Labadie leads CSO in vital and stylish Handel evening

Wed Nov 02, 2011 at 9:38 pm

By Lawrence A. Johnson

Bernard Labadie led the Chicago Symphony Orchestra in an all-Handel program Wednesday night at Symphony Center.

Bernard Labadie provided one of last year’s musical highlights directing a moving and idiomatic Lenten account of Bach’s St. John Passion with the Chicago Symphony Orchestra.

The French-Canadian conductor was back at Symphony Center Wednesday night with the CSO, this time in lighter Baroque fare yet delivering performances no less vital or enjoyable.

This week’s all-Handel program is presenting the complete Water Music — i.e., all three suites — plus a pair of the composer’s organ concertos.

Wednesday’s abbreviated Afterwork Masterworks program contained just the first two suites and the Organ Concerto No. 1. But with exactly one hour of music and Handel’s greatest Water Music hits included, the short program offered a neat and concise Handel evening in itself.

As a Baroque specialist, Labadie is a finely judged mix of unstuffy period manners and engaging musicianship.
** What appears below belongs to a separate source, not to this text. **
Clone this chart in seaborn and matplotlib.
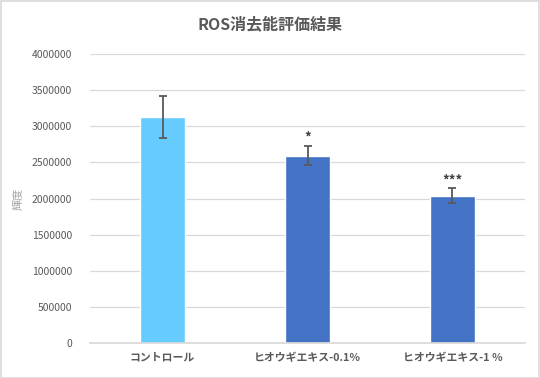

While he is sparing with string vibrato, there’s no lack of rhythmic subtlety or expressive detailing and these Handel performances were stylish, buoyant and consistently delightful.

The versatility and flexibility of Chicago Symphony Orchestra musicians is a given, of course, but it’s still striking how quickly they can morph into a crack Baroque band under an historically informed conductor like Labadie.

The Suite No. 1 in F major from Handel’s Water Music set the tone with bracing accents and rhythmic vigor. Michael Henoch’s gracefully floated oboe solo in the Adagio rendered questions of historical instrumentation wholly irrelevant. In the celebrated theme of the third movement, Daniel Gingrich and James Smelser provided wonderfully stylish and elegant horn playing in the exposed stratospheric writing with hairpin dynamic marking.

Handel’s organ concertos are not really vehicles for flashy fireworks; in fact, the Organ Concerto No. 1, heard Wednesday, ends in a graceful Andante.

Making his CSO debut, Richard Paré’s light-fingered and understated virtuosity proved ideally suited to this music. A longtime collaborator with Labadie as founding keyboard player of the conductor’s Quebec-based Les Violins du Roy, Paré’s skillfully chosen flute-like registers offered an ideal mix of intimacy and projection and the soloist showed nimble articulation in the Allegro movement.

There were a few fleeting imprecisions Wednesday but the playing of the reduced CSO chamber orchestra was largely tight and polished and the musicians seemed to be enjoying themselves immensely. In the Suite No. 2 Mark Ridenour and Tage Larsen delivered superb trumpet playing as Handel’s main theme is batted between them, the horns and strings.

Labadie brought out the dance inspiration throughout the Water Music suites with precisely pointed rhythms. In the first chair this week, associate concertmaster Stephanie Jeong continues to impress, contributing notably fizzing violin solos on what sounded like a gut string, period instrument.

The program will be repeated with the addition of the Organ Concerto No. 4 and the Third Suite from the Water Music 8 p.m. Thursday, Friday, and Saturday and 3 p.m. Sunday. cso.org; 312-294-3000.